#### [SHORT TASK]
Make an exact copy of the data below, leaving out every picture.

#### [SUPPLIED MATERIAL]
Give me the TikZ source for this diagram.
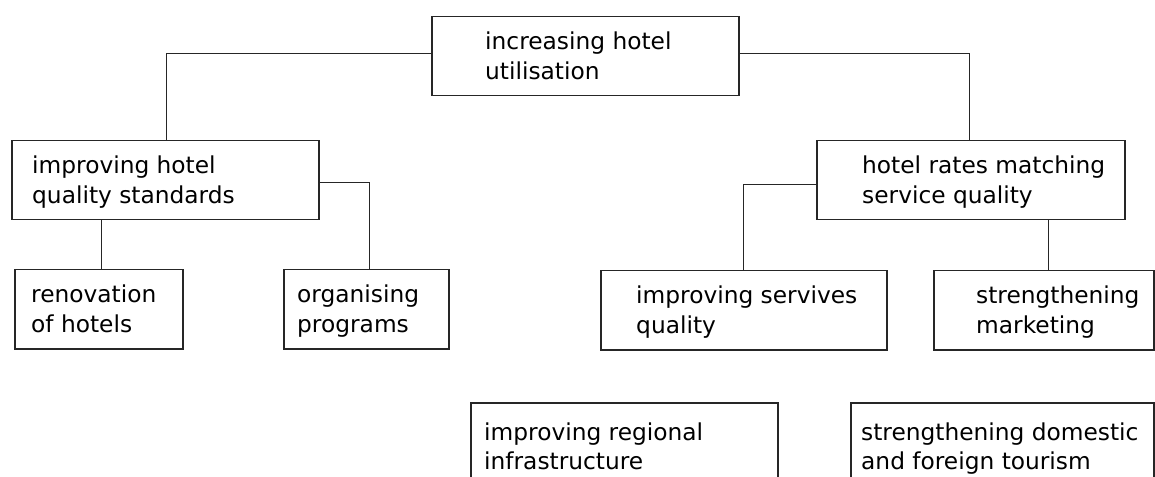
\documentclass[tikz,border=0pt]{standalone}
\usepackage{fontspec}
\setmainfont{DejaVu Sans}
\begin{document}
\begin{tikzpicture}[x=1bp,y=-1bp,
  box/.style={draw=black!85, line width=1.5bp, anchor=north west, inner sep=0pt},
  txt/.style={inner sep=0pt, anchor=base west, align=left,
    font=\fontsize{23.3bp}{29.5bp}\selectfont},
  link/.style={draw=black!85, line width=1.3bp}]
\useasboundingbox (0,0) rectangle (1155,477);
\clip (0,0) rectangle (1155,477);

% boxes (top-left corner, size)
\node[box, minimum width=307bp, minimum height=79bp] (A) at (431,16) {};
\node[box, minimum width=307bp, minimum height=79bp] (B) at (11,140) {};
\node[box, minimum width=308bp, minimum height=79bp] (C) at (816,140) {};
\node[box, minimum width=168bp, minimum height=79bp] (D) at (14,269) {};
\node[box, minimum width=165bp, minimum height=79bp] (E) at (283,269) {};
\node[box, minimum width=286bp, minimum height=79bp] (F) at (600,270) {};
\node[box, minimum width=220bp, minimum height=79bp] (G) at (933,270) {};
\node[box, minimum width=307bp, minimum height=79bp] (H) at (470,402) {};
\node[box, minimum width=303bp, minimum height=79bp] (I) at (850,402) {};

% labels (anchored on the baseline of the second line)
\node[txt] (tA) at (485,79.5) {increasing hotel\\utilisation};
\node[txt] (tB) at (32,203.5) {improving hotel\\quality standards};
\node[txt] (tC) at (862,203.5) {hotel rates matching\\service quality};
\node[txt] (tD) at (31,332.5) {renovation\\of hotels};
\node[txt] (tE) at (297,332.5) {organising\\programs};
\node[txt] (tF) at (636,333.5) {improving servives\\quality};
\node[txt] (tG) at (976,333.5) {strengthening\\marketing};
\node[txt] (tH) at (484,469.5) {improving regional\\infrastructure};
\node[txt] (tI) at (861,469.5) {strengthening domestic\\and foreign tourism};

% connectors
\draw[link] ([yshift=2.5bp]A.west) -| ([xshift=1.5bp]B.north);
\draw[link] ([yshift=2.5bp]A.east) -| ([xshift=-1bp]C.north);
\draw[link] ([xshift=3bp]D.north) -- ([xshift=3bp]D.north |- B.south);
\draw[link] ([yshift=-2.5bp]B.east) -| ([xshift=3.5bp]E.north);
\draw[link] ([yshift=-4.5bp]C.west) -| (F.north);
\draw[link] ([xshift=5bp]G.north) -- ([xshift=5bp]G.north |- C.south);
\end{tikzpicture}
\end{document}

#### [CORRECT OUTPUT]
Give me the TikZ source for this diagram.
\documentclass[tikz,border=0pt]{standalone}
\usepackage{fontspec}
\setmainfont{DejaVu Sans}
\begin{document}
\begin{tikzpicture}[x=1bp,y=-1bp,
  box/.style={draw=black!85, line width=1.5bp, anchor=north west, inner sep=0pt},
  txt/.style={inner sep=0pt, anchor=base west, align=left,
    font=\fontsize{23.3bp}{29.5bp}\selectfont},
  link/.style={draw=black!85, line width=1.3bp}]
\useasboundingbox (0,0) rectangle (1155,477);
\clip (0,0) rectangle (1155,477);

% boxes (top-left corner, size)
\node[box, minimum width=307bp, minimum height=79bp] (A) at (431,16) {};
\node[box, minimum width=307bp, minimum height=79bp] (B) at (11,140) {};
\node[box, minimum width=308bp, minimum height=79bp] (C) at (816,140) {};
\node[box, minimum width=168bp, minimum height=79bp] (D) at (14,269) {};
\node[box, minimum width=165bp, minimum height=79bp] (E) at (283,269) {};
\node[box, minimum width=286bp, minimum height=79bp] (F) at (600,270) {};
\node[box, minimum width=220bp, minimum height=79bp] (G) at (933,270) {};
\node[box, minimum width=307bp, minimum height=79bp] (H) at (470,402) {};
\node[box, minimum width=303bp, minimum height=79bp] (I) at (850,402) {};

% labels (anchored on the baseline of the second line)
\node[txt] (tA) at (485,79.5) {increasing hotel\\utilisation};
\node[txt] (tB) at (32,203.5) {improving hotel\\quality standards};
\node[txt] (tC) at (862,203.5) {hotel rates matching\\service quality};
\node[txt] (tD) at (31,332.5) {renovation\\of hotels};
\node[txt] (tE) at (297,332.5) {organising\\programs};
\node[txt] (tF) at (636,333.5) {improving servives\\quality};
\node[txt] (tG) at (976,333.5) {strengthening\\marketing};
\node[txt] (tH) at (484,469.5) {improving regional\\infrastructure};
\node[txt] (tI) at (861,469.5) {strengthening domestic\\and foreign tourism};

% connectors
\draw[link] ([yshift=2.5bp]A.west) -| ([xshift=1.5bp]B.north);
\draw[link] ([yshift=2.5bp]A.east) -| ([xshift=-1bp]C.north);
\draw[link] ([xshift=3bp]D.north) -- ([xshift=3bp]D.north |- B.south);
\draw[link] ([yshift=-2.5bp]B.east) -| ([xshift=3.5bp]E.north);
\draw[link] ([yshift=-4.5bp]C.west) -| (F.north);
\draw[link] ([xshift=5bp]G.north) -- ([xshift=5bp]G.north |- C.south);
\end{tikzpicture}
\end{document}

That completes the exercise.